By John Hertz:  We’ll take up three Classics of Science Fiction at Loscon XLV, one discussion each.  Come to as many as you like.  You’ll be welcome to join in.

We’re still with “A classic is a work that survives its own time.  After the currents which might have sustained it have changed, it remains, and is seen to be worthwhile for itself.”  If you have a better definition, bring it.

Each of our three is famous in a different way.  Each may be more interesting now than when first published.  Have you read them?  Have you re-read them?

Arthur C. Clarke, Prelude to Space (1951)

Halfway between the end of World War II and the rise of Sputnik – I warned you about these puns – is this fine instance of giving the touch of reality to what had never yet been, as SF hopes to achieve.  Today, knowing many things happened otherwise, we can watch the author at work.
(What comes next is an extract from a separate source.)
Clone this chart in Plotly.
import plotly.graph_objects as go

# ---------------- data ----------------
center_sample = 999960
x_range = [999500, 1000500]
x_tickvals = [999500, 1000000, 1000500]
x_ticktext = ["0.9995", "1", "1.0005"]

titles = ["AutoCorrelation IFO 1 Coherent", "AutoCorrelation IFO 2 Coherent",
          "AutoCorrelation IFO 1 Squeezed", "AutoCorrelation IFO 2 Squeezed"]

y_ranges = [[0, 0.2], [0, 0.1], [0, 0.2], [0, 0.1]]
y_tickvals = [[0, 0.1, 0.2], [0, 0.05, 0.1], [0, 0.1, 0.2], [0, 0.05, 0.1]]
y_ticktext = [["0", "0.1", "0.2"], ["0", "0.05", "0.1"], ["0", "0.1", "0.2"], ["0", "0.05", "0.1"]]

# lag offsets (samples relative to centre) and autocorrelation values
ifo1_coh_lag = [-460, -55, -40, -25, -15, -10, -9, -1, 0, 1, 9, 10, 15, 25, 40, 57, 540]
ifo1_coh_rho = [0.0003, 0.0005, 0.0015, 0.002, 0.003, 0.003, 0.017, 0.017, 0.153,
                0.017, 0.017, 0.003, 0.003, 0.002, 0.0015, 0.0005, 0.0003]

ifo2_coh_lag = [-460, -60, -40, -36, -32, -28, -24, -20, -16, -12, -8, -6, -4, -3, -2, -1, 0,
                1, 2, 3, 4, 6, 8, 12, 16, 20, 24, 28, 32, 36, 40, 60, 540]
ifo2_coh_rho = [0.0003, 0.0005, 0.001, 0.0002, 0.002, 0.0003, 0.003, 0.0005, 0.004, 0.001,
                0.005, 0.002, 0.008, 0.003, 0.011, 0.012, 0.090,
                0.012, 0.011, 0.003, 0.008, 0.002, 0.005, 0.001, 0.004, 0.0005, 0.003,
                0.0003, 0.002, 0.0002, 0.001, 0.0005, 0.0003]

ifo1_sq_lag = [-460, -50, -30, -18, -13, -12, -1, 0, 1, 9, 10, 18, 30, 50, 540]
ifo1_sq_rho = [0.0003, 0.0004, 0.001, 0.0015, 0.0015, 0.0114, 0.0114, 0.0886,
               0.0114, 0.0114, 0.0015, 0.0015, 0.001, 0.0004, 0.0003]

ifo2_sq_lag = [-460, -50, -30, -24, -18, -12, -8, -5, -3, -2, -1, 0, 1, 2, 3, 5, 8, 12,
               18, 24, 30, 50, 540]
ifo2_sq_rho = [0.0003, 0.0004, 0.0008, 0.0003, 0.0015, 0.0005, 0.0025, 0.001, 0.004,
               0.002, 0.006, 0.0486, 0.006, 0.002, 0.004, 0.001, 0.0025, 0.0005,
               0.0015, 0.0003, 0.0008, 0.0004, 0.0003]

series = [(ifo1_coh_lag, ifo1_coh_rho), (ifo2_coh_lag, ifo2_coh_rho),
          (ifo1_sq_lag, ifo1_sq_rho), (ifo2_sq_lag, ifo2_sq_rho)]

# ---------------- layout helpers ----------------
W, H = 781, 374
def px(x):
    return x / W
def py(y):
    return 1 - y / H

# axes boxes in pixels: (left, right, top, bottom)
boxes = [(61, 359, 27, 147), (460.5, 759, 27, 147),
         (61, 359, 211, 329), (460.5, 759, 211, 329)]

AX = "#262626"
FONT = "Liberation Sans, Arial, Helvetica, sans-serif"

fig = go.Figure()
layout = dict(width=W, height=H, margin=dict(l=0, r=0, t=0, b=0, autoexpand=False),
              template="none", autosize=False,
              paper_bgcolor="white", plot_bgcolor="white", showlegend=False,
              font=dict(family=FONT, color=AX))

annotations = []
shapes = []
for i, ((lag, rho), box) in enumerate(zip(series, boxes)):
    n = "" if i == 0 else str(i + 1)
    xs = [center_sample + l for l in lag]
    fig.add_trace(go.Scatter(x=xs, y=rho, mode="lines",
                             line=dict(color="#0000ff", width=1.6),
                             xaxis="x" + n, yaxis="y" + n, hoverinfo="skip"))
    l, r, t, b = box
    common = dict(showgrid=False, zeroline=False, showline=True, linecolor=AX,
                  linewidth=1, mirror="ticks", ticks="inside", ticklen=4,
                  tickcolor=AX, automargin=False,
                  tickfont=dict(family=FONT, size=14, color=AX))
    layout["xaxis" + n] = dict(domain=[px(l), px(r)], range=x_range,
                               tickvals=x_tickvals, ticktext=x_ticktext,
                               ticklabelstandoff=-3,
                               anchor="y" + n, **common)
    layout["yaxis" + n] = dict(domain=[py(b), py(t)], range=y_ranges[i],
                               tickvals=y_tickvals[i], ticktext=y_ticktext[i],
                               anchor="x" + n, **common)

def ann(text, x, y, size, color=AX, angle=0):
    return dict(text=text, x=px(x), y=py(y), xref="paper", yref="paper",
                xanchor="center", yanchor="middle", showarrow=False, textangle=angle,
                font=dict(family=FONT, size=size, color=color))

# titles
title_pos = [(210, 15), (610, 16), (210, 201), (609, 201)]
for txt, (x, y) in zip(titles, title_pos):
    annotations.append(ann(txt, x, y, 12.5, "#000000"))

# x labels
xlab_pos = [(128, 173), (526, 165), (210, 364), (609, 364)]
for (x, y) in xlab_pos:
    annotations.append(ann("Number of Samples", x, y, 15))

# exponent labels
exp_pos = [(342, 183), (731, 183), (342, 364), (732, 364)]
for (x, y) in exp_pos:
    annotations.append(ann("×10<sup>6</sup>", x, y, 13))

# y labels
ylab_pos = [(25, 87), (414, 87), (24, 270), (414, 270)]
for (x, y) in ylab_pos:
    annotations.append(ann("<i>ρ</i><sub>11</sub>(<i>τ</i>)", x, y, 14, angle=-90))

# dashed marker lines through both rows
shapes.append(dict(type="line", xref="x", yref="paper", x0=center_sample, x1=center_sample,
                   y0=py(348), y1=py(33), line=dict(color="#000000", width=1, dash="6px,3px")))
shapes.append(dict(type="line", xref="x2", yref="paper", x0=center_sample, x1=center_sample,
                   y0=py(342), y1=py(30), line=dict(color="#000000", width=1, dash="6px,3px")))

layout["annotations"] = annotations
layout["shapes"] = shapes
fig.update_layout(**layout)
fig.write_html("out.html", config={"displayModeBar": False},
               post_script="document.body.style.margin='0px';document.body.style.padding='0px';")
Hal Clement, Iceworld (1953)

Interstellar traders return to a world where they’ve been operating with great difficulty.  Its inhuman cold hinders everything.  It seems to have intelligent life, but how could that be?  The world is so cold it freezes zinc – yes, Earth: the protagonists’ world is hundreds of degrees hotter.

Walter M. Miller, Jr., A Canticle for Leibowitz (1959)

An extraordinary novel, terrifyingly grim, prodigiously imaginative, richly comic – well, that’s true.  Also we’re not long on stories that well paint any mainstream religion.  Here the Catholic Church is at center stage, the light relentless, but not ruthless, on Catholics and everyone else.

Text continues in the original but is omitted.